After Detroit’s 27-13 loss to Minnesota, here are three (mostly) indisputable facts I feel relatively sure about:

  1. In general terms, I like the fire of right tackle Gosder Cherilus. I’m just not sure he has the ideal on-field personality for an offensive lineman. It was fun to watch his feud with the Vikings defense escalate Sunday, and I don’t think it was an accident that he grabbed defensive end Jared Allen by the collar to pull him out of a pile. It was also entertaining to watch Cherilus celebrate after Vikings defensive tackle Kevin Williams earned a 15-yard penalty for shoving him to the ground. But there is a reason why most fiery big men are defensive linemen, and why most quiet big men play on the offensive side. Emotional offensive linemen lose their technique and make mistakes that hurt the team. Emotional defensive linemen channel it to get away from would-be blockers, or at least the good ones do. Cherilus could use a little less fire and a little more stoicism.

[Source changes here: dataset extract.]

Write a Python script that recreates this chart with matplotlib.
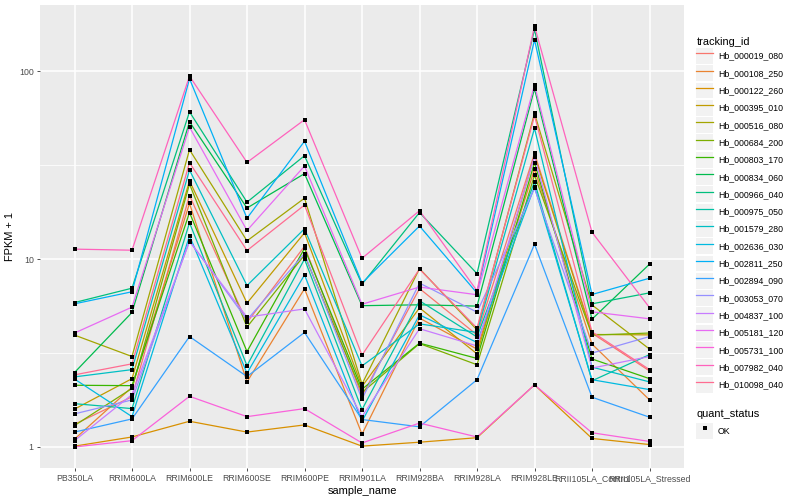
import numpy as np
import matplotlib.pyplot as plt
from matplotlib.lines import Line2D
from matplotlib.patches import Patch
from matplotlib.legend_handler import HandlerTuple

plt.rcParams["font.family"] = ["Liberation Sans", "DejaVu Sans"]

samples = ["PB350LA", "RRIM600LA", "RRIM600LE", "RRIM600SE", "RRIM600PE", "RRIM901LA",
           "RRIM928BA", "RRIM928LA", "RRIM928LE", "RRII105LA_Control", "RRII105LA_Stressed"]

tracking_ids = ["Hb_000019_080", "Hb_000108_250", "Hb_000122_260", "Hb_000395_010",
                "Hb_000516_080", "Hb_000684_200", "Hb_000803_170", "Hb_000834_060",
                "Hb_000966_040", "Hb_000975_050", "Hb_001579_280", "Hb_002636_030",
                "Hb_002811_250", "Hb_002894_090", "Hb_003053_070", "Hb_004837_100",
                "Hb_005181_120", "Hb_005731_100", "Hb_007982_040", "Hb_010098_040"]

# ggplot default hue palette for 20 groups
colors = ["#F8766D", "#EA8331", "#D89000", "#C09B00", "#A3A500", "#7CAE00", "#39B600",
          "#00BB4E", "#00BF7D", "#00C1A3", "#00BFC4", "#00BAE0", "#00B0F6", "#35A2FF",
          "#9590FF", "#C77CFF", "#E76BF3", "#FA62DB", "#FF62BC", "#FF6C91"]

# FPKM + 1, one value per sample
hb_000019_080 = [1.32, 1.85, 21.8, 4.6, 11.7, 1.87, 6.97, 3.95, 36.6, 4.03, 2.54]
hb_000108_250 = [1.10, 2.08, 19.8, 2.22, 6.95, 1.17, 4.85, 3.32, 30.1, 3.53, 1.78]
hb_000122_260 = [1.01, 1.13, 1.37, 1.20, 1.31, 1.01, 1.06, 1.12, 2.14, 1.11, 1.03]
hb_000395_010 = [1.59, 2.31, 26.1, 5.83, 13.8, 2.10, 5.5, 3.13, 35.6, 3.97, 3.95]
hb_000516_080 = [3.94, 3.03, 38.2, 12.5, 21.1, 2.16, 8.9, 4.20, 59.7, 5.70, 3.32]
hb_000684_200 = [1.30, 2.05, 25.1, 4.35, 10.5, 1.95, 3.55, 2.74, 28.0, 3.94, 4.04]
hb_000803_170 = [2.13, 2.12, 17.7, 3.22, 11.4, 2.03, 3.57, 2.96, 32.6, 2.94, 2.31]
hb_000834_060 = [2.49, 5.2, 53.8, 18.7, 28.5, 5.65, 5.71, 5.62, 80.6, 4.79, 9.4]
hb_000966_040 = [5.87, 7.0, 60.8, 20.1, 35.5, 7.35, 17.7, 8.37, 167, 5.78, 6.61]
hb_000975_050 = [1.70, 1.60, 15.6, 2.71, 10.0, 1.58, 6.0, 3.85, 25.8, 2.25, 3.10]
hb_001579_280 = [2.36, 2.58, 29.8, 7.23, 14.5, 2.70, 4.52, 4.07, 49.7, 2.66, 2.22]
hb_002636_030 = [2.30, 1.45, 13.3, 2.47, 8.24, 1.37, 5.05, 3.60, 24.3, 2.28, 2.02]
hb_002811_250 = [5.78, 6.7, 91.2, 16.5, 42.4, 7.45, 15.0, 6.6, 147, 6.48, 7.91]
hb_002894_090 = [1.20, 1.41, 3.87, 2.37, 4.07, 1.40, 1.28, 2.28, 12.0, 1.84, 1.44]
hb_003053_070 = [1.50, 1.78, 12.5, 4.75, 10.7, 1.80, 7.45, 5.22, 23.8, 3.16, 3.87]
hb_004837_100 = [1.08, 1.90, 12.4, 4.91, 5.43, 1.45, 4.26, 3.45, 35.1, 2.63, 3.03]
hb_005181_120 = [4.04, 5.55, 50.4, 14.2, 31.3, 5.75, 7.1, 6.46, 84.4, 5.24, 4.81]
hb_005731_100 = [1.00, 1.08, 1.86, 1.45, 1.60, 1.05, 1.34, 1.13, 2.14, 1.19, 1.07]
hb_007982_040 = [11.3, 11.15, 94.2, 32.7, 55.2, 10.1, 18.1, 6.78, 174, 13.9, 5.52]
hb_010098_040 = [2.42, 2.77, 32.6, 11.1, 19.4, 3.08, 8.85, 4.29, 58.0, 4.10, 2.58]

fpkm = [hb_000019_080, hb_000108_250, hb_000122_260, hb_000395_010, hb_000516_080,
        hb_000684_200, hb_000803_170, hb_000834_060, hb_000966_040, hb_000975_050,
        hb_001579_280, hb_002636_030, hb_002811_250, hb_002894_090, hb_003053_070,
        hb_004837_100, hb_005181_120, hb_005731_100, hb_007982_040, hb_010098_040]

fig = plt.figure(figsize=(8, 5), dpi=100)
ax = fig.add_axes([0.05, 0.064, 0.805, 0.926])
ax.set_facecolor("#EBEBEB")
for s in ax.spines.values():
    s.set_visible(False)

x = np.arange(len(samples))
for vals, c in zip(fpkm, colors):
    ax.plot(x, vals, color=c, lw=0.9, zorder=3)
for vals in fpkm:
    ax.plot(x, vals, "s", color="black", ms=2.7, mew=0, zorder=4)

ax.set_yscale("log")
allv = np.log10(np.concatenate(fpkm))
pad = (allv.max() - allv.min()) * 0.05
ax.set_ylim(10 ** (allv.min() - pad), 10 ** (allv.max() + pad))
ax.set_xlim(-0.6, len(samples) - 0.4)

ax.set_yticks([1, 10, 100])
ax.set_yticklabels(["1", "10", "100"])
ax.set_yticks([10 ** 0.5, 10 ** 1.5], minor=True)
ax.set_yticklabels([], minor=True)
ax.set_xticks(x)
ax.set_xticklabels(samples)

ax.grid(which="major", color="white", lw=1.1, zorder=0)
ax.grid(which="minor", axis="y", color="white", lw=0.55, zorder=0)
ax.set_axisbelow(True)
ax.tick_params(which="major", length=2.5, width=0.6, color="#333333",
               labelcolor="#4D4D4D", labelsize=6.34, pad=2)
ax.tick_params(which="minor", length=0)

ax.set_xlabel("sample_name", fontsize=7.92, labelpad=2)
ax.set_ylabel("FPKM + 1", fontsize=7.92, labelpad=3)

key_bg = "#F2F2F2"
handles = [(Patch(facecolor=key_bg, edgecolor="none"), Line2D([], [], color=c, lw=0.9))
           for c in colors]
leg1 = fig.legend(handles, tracking_ids, title="tracking_id", loc="upper left",
                  bbox_to_anchor=(0.866, 0.934), frameon=False, fontsize=6.34,
                  title_fontsize=7.92, handlelength=1.95, handleheight=2.4,
                  handletextpad=0.5, labelspacing=0.16, borderaxespad=0,
                  handler_map={tuple: HandlerTuple(ndivide=1)})
leg1._legend_box.align = "left"

ok_handle = (Patch(facecolor=key_bg, edgecolor="none"),
             Line2D([], [], marker="s", color="black", ms=2.7, lw=0, mew=0))
leg2 = fig.legend([ok_handle], ["OK"], title="quant_status", loc="upper left",
                  bbox_to_anchor=(0.866, 0.19), frameon=False, fontsize=6.34,
                  title_fontsize=7.92, handlelength=1.95, handleheight=2.4,
                  handletextpad=0.5, borderaxespad=0,
                  handler_map={tuple: HandlerTuple(ndivide=1)})
leg2._legend_box.align = "left"

fig.savefig("out.png", dpi=100)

  2. I love the way offensive coordinator Scott Linehan is looking for ways to get the ball to receiver Calvin Johnson. Linehan employed a reverse early in the game and later motioned Johnson into an I-formation in the backfield. Johnson took a pitch and ran around left end for a first down. With quarterback Matthew Stafford throwing interceptions at a rate of one for every 13.4 throws, it’s a good idea to find simpler ways to get Johnson the ball.

  3. I have no idea what left tackle Jeff Backus was doing for any part of the first play of the second half. He lined up across from Allen -- with no tight end help -- but never took a step to block Allen at the snap. Allen sacked Stafford untouched, forcing a fumble. Backus was facing the play at the time but made no move to recover the fumble, acting as if he thought the play was dead. (Finally, tight end Brandon Pettigrew fell on the ball.) Did Backus hear a whistle? Did he think that tailback Kevin Smith was going to block Allen? All the way around, a bizarre and crucial play for the Lions.

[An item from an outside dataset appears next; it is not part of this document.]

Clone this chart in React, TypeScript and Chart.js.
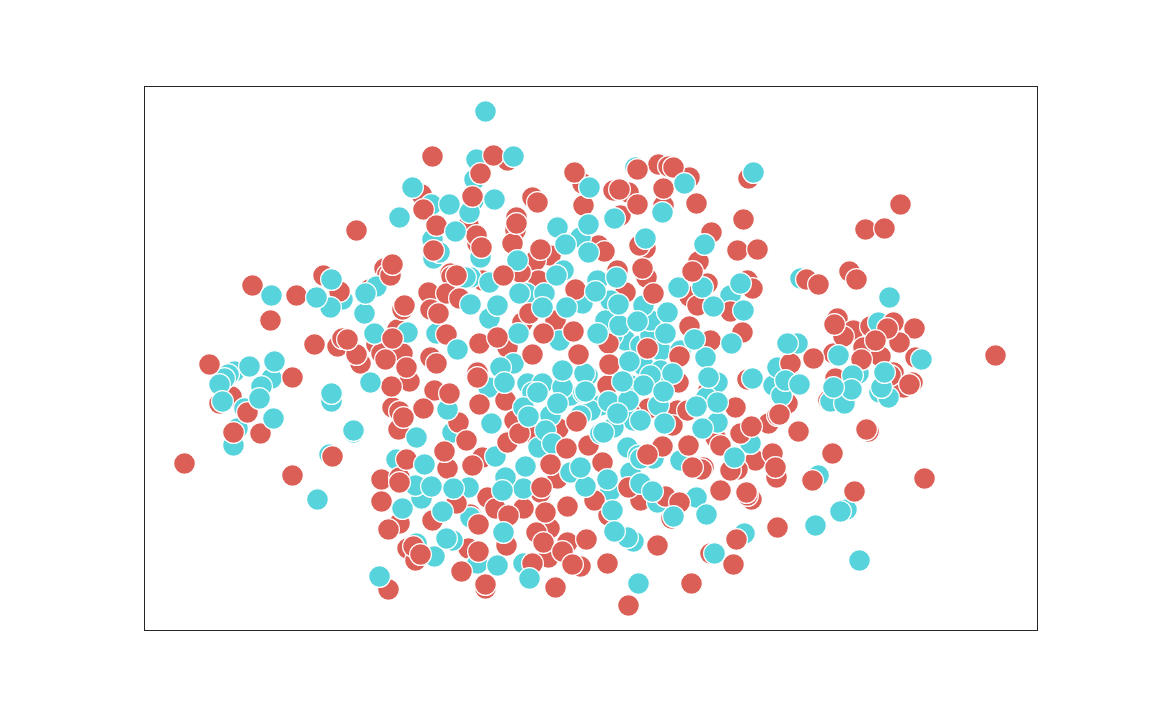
import React, { useEffect, useRef } from "react";
import { Chart, registerables } from "chart.js";

Chart.register(...registerables);

type P = [number, number];

const RED = "#db5f57";
const CYAN = "#57d3db";

const redBack: P[] = [[-16.9,16.4],[-20.6,9.0],[-20.3,8.4],[-26.7,8.3],[-22.1,6.9],[-19.3,2.9],[-25.3,1.2],[-21.4,1.4],[-23.0,-0.5],[-35.9,-3.8],[-37.1,-4.5],[-18.1,-2.3],[-19.8,-4.9],[-19.2,-7.1],[-19.1,-16.5],[-18.3,-19.0],[-17.5,-20.2],[-8.3,19.8],[-12.2,13.3],[-11.3,11.5],[-0.8,17.5],[-7.4,13.8],[-7.4,14.1],[-4.0,10.3],[-5.5,9.8],[0.8,11.3],[-10.8,7.8],[-5.2,7.8],[-14.0,8.5],[6.8,19.4],[9.9,18.1],[15.8,18.0],[3.8,16.6],[7.3,15.3],[3.0,14.3],[5.5,11.0],[1.4,10.7],[10.8,9.7],[2.7,8.8],[3.5,6.6],[11.7,7.5],[15.7,7.8],[-3.5,3.8],[-8.3,1.1],[-11.3,-1.4],[-7.6,-6.2],[-5.7,-7.5],[-3.2,-7.0],[-0.2,-8.7],[8.8,-2.4],[1.7,-2.7],[11.8,-3.2],[5.8,-5.0],[8.7,-5.2],[4.0,-5.5],[8.2,-6.7],[17.8,-6.5],[12.5,-7.9],[11.3,-10.9],[16.5,-10.2],[-10.8,-9.9],[-12.0,-15.6],[-10.3,-13.9],[-6.7,-15.0],[-12.2,-19.0],[-10.5,-23.0],[-5.0,-13.4],[-3.3,-12.0],[-4.1,-17.0],[-2.3,-18.4],[-1.0,-20.8],[14.7,-11.1],[11.1,-11.1],[5.0,-14.2],[16.1,-14.1],[1.8,-15.7],[8.1,-16.0],[12.0,-19.5],[18.6,-11.9],[24.7,4.0],[26.3,2.8],[28.0,3.2],[27.3,1.1],[24.3,0.5],[19.7,-4.5],[32.5,0.1],[30.3,-1.4],[23.8,-4.2],[32.2,-2.4],[31.3,-2.9],[30.0,-1.7],[15.7,-2.1],[27.8,-7.3]];

const cyanBack: P[] = [[-15.9,15.4],[-15.8,11.9],[-15.7,10.0],[-21.4,7.2],[-24.8,5.9],[-35.6,-1.3],[-36.2,-1.6],[-31.9,-2.0],[-34.6,-5.0],[-35.3,-7.0],[-35.7,-8.7],[-25.9,-4.3],[-23.7,-7.4],[-26.1,-9.6],[-19.4,-10.1],[-16.9,-14.0],[-17.4,-18.5],[-11.4,19.9],[-11.6,17.9],[-11.7,15.8],[-12.1,14.6],[-11.0,10.1],[-15.1,10.6],[-1.0,12.1],[-2.7,8.8],[-0.8,5.5],[-12.0,8.1],[-6.4,6.5],[4.5,19.1],[14.0,6.3],[2.0,5.8],[-10.1,4.0],[-15.3,2.5],[-7.7,-0.5],[-10.2,-2.9],[-6.3,-2.5],[-4.8,-2.5],[-9.5,-9.8],[-5.2,-8.9],[-13.8,-7.4],[-0.3,-1.7],[5.3,-0.7],[12.7,-2.4],[11.6,-3.9],[4.3,-6.2],[2.3,-6.9],[12.7,-6.4],[16.0,-8.5],[3.7,-8.9],[9.0,-10.2],[-12.2,-12.9],[-13.8,-18.2],[-12.0,-15.9],[-11.3,-20.5],[-6.7,-13.0],[-2.0,-11.4],[-6.7,-20.5],[6.3,-10.0],[4.0,-11.4],[6.7,-14.4],[2.0,-13.2],[4.3,-18.3],[22.8,-11.7],[25.6,-15.1],[21.0,8.0],[28.8,3.6],[20.7,1.5],[19.8,-1.9],[18.3,-2.7],[26.8,-1.5],[28.9,-3.4],[29.8,-3.9],[3.5,1.8],[5.0,1.3],[2.2,2.3],[6.0,2.3],[7.0,0.8],[1.5,3.8],[6.0,3.8],[9.0,0.8],[7.0,-1.2],[4.0,-2.7],[6.0,-1.7],[1.0,-4.7],[0.0,-5.2],[5.0,-6.2],[-3.0,-4.2],[-2.0,-3.7],[-1.0,-5.7],[-4.0,-5.7],[-4.5,-7.2]];

const redMid: P[] = [[-16.7,14.9],[-20.0,8.3],[-25.1,6.7],[-16.2,6.6],[-13.9,8.2],[-16.0,4.9],[-18.8,4.9],[-24.8,2.0],[-23.4,0.4],[-20.9,0.5],[-18.8,0.5],[-16.0,0.1],[-33.0,-7.5],[-15.6,-3.2],[-19.1,-5.3],[-16.7,-5.0],[-15.8,-16.2],[-20.9,-12.1],[-19.1,-11.9],[-17.7,-18.8],[-20.2,-23.1],[-9.7,20.3],[-11.8,16.2],[-11.4,12.3],[-7.5,12.8],[-7.8,11.5],[-5.8,16.1],[-0.7,15.3],[-7.0,8.6],[7.8,19.2],[2.3,16.8],[4.9,11.3],[12.1,12.6],[14.7,10.8],[5.6,8.1],[9.9,6.2],[16.2,7.0],[10.7,5.3],[14.0,4.7],[-6.8,3.6],[-11.1,1.5],[-5.8,0.4],[-8.5,-4.2],[-13.2,-6.4],[-8.3,-8.4],[15.2,2.6],[12.0,1.8],[1.8,1.5],[9.7,-5.2],[14.5,-4.9],[15.0,-7.5],[18.7,-5.7],[7.2,-8.8],[18.2,-9.5],[1.2,-10.4],[-14.3,-11.0],[-13.4,-14.5],[-9.5,-15.0],[-8.4,-18.7],[-4.5,-15.4],[-5.4,-17.4],[-4.2,-19.9],[-0.4,-18.1],[14.0,-11.2],[3.8,-12.9],[7.5,-13.8],[15.7,-13.7],[25.9,8.7],[21.6,7.9],[25.3,2.2],[30.3,3.6],[32.4,3.0],[30.9,1.6],[29.0,0.2],[27.1,-0.1],[24.5,-2.0],[0.4,-14.2],[-5.8,-20.5]];

const cyanMid: P[] = [[-14.1,15.4],[-19.1,14.1],[-26.0,5.1],[-22.6,4.5],[-18.3,2.6],[-21.6,2.5],[-15.4,2.5],[-36.6,-2.0],[-32.9,-2.8],[-17.5,-12.7],[-15.6,-19.8],[-7.3,9.8],[-10.1,7.6],[0.7,7.8],[-4.6,6.5],[-12.5,8.1],[2.6,8.1],[8.8,7.1],[11.2,7.1],[5.3,5.3],[15.3,4.8],[2.9,3.3],[-3.1,1.8],[-7.2,2.5],[-0.6,-1.5],[-2.8,-2.9],[-5.8,-3.4],[-3.3,-4.5],[-14.3,-5.1],[-6.7,-4.9],[-3.8,-8.5],[11.5,0.1],[5.3,-2.7],[1.8,-4.3],[3.8,-4.2],[6.8,-4.7],[2.7,-5.5],[4.8,-9.7],[-8.5,-11.9],[-0.5,-12.8],[5.0,-10.0],[10.6,-13.9],[3.7,-17.9],[15.4,-17.5],[26.2,-1.7],[18.7,-0.9],[19.1,-3.7],[24.0,-4.3],[25.4,-4.5],[29.1,-2.9]];

const redFront: P[] = [[-15.8,20.2],[-15.4,13.3],[-23.4,12.8],[-15.7,10.8],[-19.8,9.4],[-33.8,7.3],[-29.4,6.3],[-32.0,3.8],[-18.6,5.3],[-19.8,2.0],[-27.6,1.4],[-24.3,1.9],[-20.5,-0.1],[-14.4,6.5],[-15.2,4.5],[-14.4,2.4],[-15.4,-0.5],[-38.1,-0.6],[-29.8,-1.9],[-34.3,-5.4],[-35.7,-7.4],[-40.6,-10.5],[-29.8,-11.7],[-25.8,-9.8],[-18.4,-0.9],[-19.9,-2.8],[-14.1,-3.5],[-18.7,-5.9],[-18.4,-10.1],[-14.6,-9.3],[-19.1,-12.4],[-20.9,-14.3],[-20.2,-17.1],[-17.0,-19.6],[-11.0,18.5],[-5.3,15.6],[-1.6,18.6],[-7.4,13.5],[-10.9,11.1],[-5.0,10.9],[-8.7,8.3],[-1.5,6.9],[-13.4,8.3],[-13.1,6.0],[-6.1,4.5],[4.7,18.9],[8.3,19.1],[7.3,17.0],[2.9,16.9],[4.7,15.4],[10.6,15.5],[15.3,13.9],[10.2,8.7],[5.2,9.0],[6.3,6.5],[16.7,10.9],[-4.7,2.5],[-9.3,2.1],[-1.7,2.7],[-1.2,0.4],[-11.3,-1.9],[-11.1,-4.6],[-1.4,-6.3],[-7.1,-7.5],[-12.4,-8.2],[-2.4,-9.0],[-11.8,-10.7],[-4.0,-10.6],[5.7,1.0],[9.9,3.2],[8.9,0.2],[1.9,-0.6],[16.1,-6.8],[9.8,-8.7],[13.0,-8.7],[5.7,-9.6],[10.2,-10.9],[18.5,-10.9],[-8.2,-15.7],[-11.2,-16.6],[-11.2,-19.3],[-12.9,-21.3],[-10.5,-22.6],[-4.9,-12.9],[-2.3,-14.8],[-4.7,-18.4],[-2.8,-19.3],[-1.8,-20.6],[-3.5,-22.9],[1.7,-20.5],[8.9,-14.4],[13.0,-13.2],[15.6,-13.4],[6.7,-18.7],[3.8,-24.7],[10.1,-22.5],[14.3,-20.6],[14.6,-18.1],[18.7,-16.9],[22.2,-12.2],[24.2,-9.5],[26.4,-13.3],[33.4,-12.0],[27.6,-7.1],[31.0,15.4],[27.5,12.9],[29.4,13.0],[26.6,7.9],[22.8,7.4],[40.5,0.3],[24.4,3.4],[29.7,3.0],[28.5,1.8],[22.3,0.0],[20.0,-0.5],[18.9,-5.6],[31.9,-2.6],[20.8,-7.3]];

const cyanFront: P[] = [[-10.5,24.7],[-17.8,17.1],[-25.9,7.9],[-31.9,6.3],[-27.4,6.1],[-22.5,6.5],[-37.1,-2.6],[-34.1,-0.8],[-31.6,-0.3],[-36.8,-4.3],[-33.1,-4.0],[-31.7,-6.0],[-25.9,-3.5],[-23.7,-7.2],[-22.0,-2.4],[-27.3,-14.1],[-17.4,-7.9],[-16.6,-10.6],[-15.9,-12.8],[-18.8,-15.0],[-14.8,-15.3],[-14.4,-18.0],[-21.1,-21.8],[-7.7,20.2],[-9.6,15.9],[-13.5,12.7],[-3.3,13.1],[-0.1,17.1],[-0.2,13.4],[-2.5,11.4],[-0.2,10.6],[-3.4,8.3],[0.5,6.7],[-2.4,5.1],[-12.0,5.4],[-9.3,5.3],[-7.1,6.5],[-4.8,5.1],[16.3,18.6],[9.4,17.5],[7.2,14.6],[2.4,14.0],[5.5,12.0],[11.4,11.4],[15.0,7.5],[12.3,5.2],[2.8,5.4],[7.7,4.6],[0.7,2.5],[-13.3,0.9],[-9.0,-0.9],[-2.8,-1.2],[-8.6,-2.4],[-5.3,-3.4],[-0.7,-3.4],[-9.9,-6.5],[-6.2,-5.8],[1.0,-7.5],[-6.5,-10.8],[-1.0,-10.9],[4.7,3.7],[7.5,2.5],[14.1,1.5],[10.4,1.9],[3.9,-0.3],[8.2,-1.5],[11.8,-1.9],[3.2,-2.3],[7.3,-3.3],[-0.5,-3.3],[12.7,-4.4],[10.6,-4.8],[7.4,-6.5],[1.3,-7.4],[11.2,-7.0],[14.4,-9.9],[-13.7,-13.0],[-8.8,-13.2],[-9.3,-20.7],[-8.7,-17.4],[-6.1,-22.0],[1.7,-12.1],[5.0,-12.5],[6.2,-13.3],[8.3,-15.8],[11.6,-15.6],[2.2,-15.2],[2.4,-17.3],[4.8,-22.5],[12.4,-19.5],[22.5,-16.7],[25.0,-15.3],[26.9,-20.2],[29.9,6.1],[24.8,0.3],[19.7,1.5],[19.5,-2.2],[20.9,-2.6],[33.1,-0.1],[29.4,-1.4],[26.1,-3.1],[24.3,-2.9],[16.2,-2.0]];

const xRange: P = [-44.65, 44.65];
const yRange: P = [-27.15, 27.25];

// Bottom to top; Chart.js paints the first dataset last, hence the reverse below.
const layers: [P[], string][] = [
  [redBack, RED],
  [cyanBack, CYAN],
  [redMid, RED],
  [cyanMid, CYAN],
  [redFront, RED],
  [cyanFront, CYAN],
];

const framePlugin = {
  id: "frame",
  afterDraw(chart: any) {
    const { ctx, chartArea: a } = chart;
    ctx.save();
    ctx.strokeStyle = "#262626";
    ctx.lineWidth = 1;
    ctx.strokeRect(a.left + 0.5, a.top + 0.5, a.right - a.left, a.bottom - a.top);
    ctx.restore();
  },
};

export default function App() {
  const ref = useRef<HTMLCanvasElement>(null);
  useEffect(() => {
    const chart = new Chart(ref.current as HTMLCanvasElement, {
      type: "scatter",
      data: {
        datasets: layers
          .map(([pts, color]) => ({
            data: pts.map(([x, y]) => ({ x, y })),
            backgroundColor: color,
            borderColor: "#ffffff",
            borderWidth: 1.2,
            pointRadius: 10.9,
            pointHoverRadius: 10.9,
            clip: false as any,
          }))
          .reverse(),
      },
      options: {
        animation: false,
        responsive: false,
        layout: { padding: { left: 144, right: 115, top: 86, bottom: 90 } },
        plugins: { legend: { display: false }, tooltip: { enabled: false } },
        scales: {
          x: { type: "linear", display: false, min: xRange[0], max: xRange[1] },
          y: { type: "linear", display: false, min: yRange[0], max: yRange[1] },
        },
      },
      plugins: [framePlugin],
    });
    return () => chart.destroy();
  }, []);
  return (
    <div style={{ position: "fixed", left: 0, top: 0, width: 1152, height: 720, background: "#fff" }}>
      <canvas ref={ref} width={1152} height={720} style={{ display: "block" }} />
    </div>
  );
}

And here is one question I’m still asking:

Why did the Lions get away from running the ball in the second half? They ran well and often in the first half, keeping the Vikings’ normally stout run defense off-balance. But they called passes on two of the first three plays in the third quarter, a decision that coincided with a big swing in momentum. As crazy as it sounds, you would have thought the Lions would keep running the ball right at the Vikings as long as they kept the lead.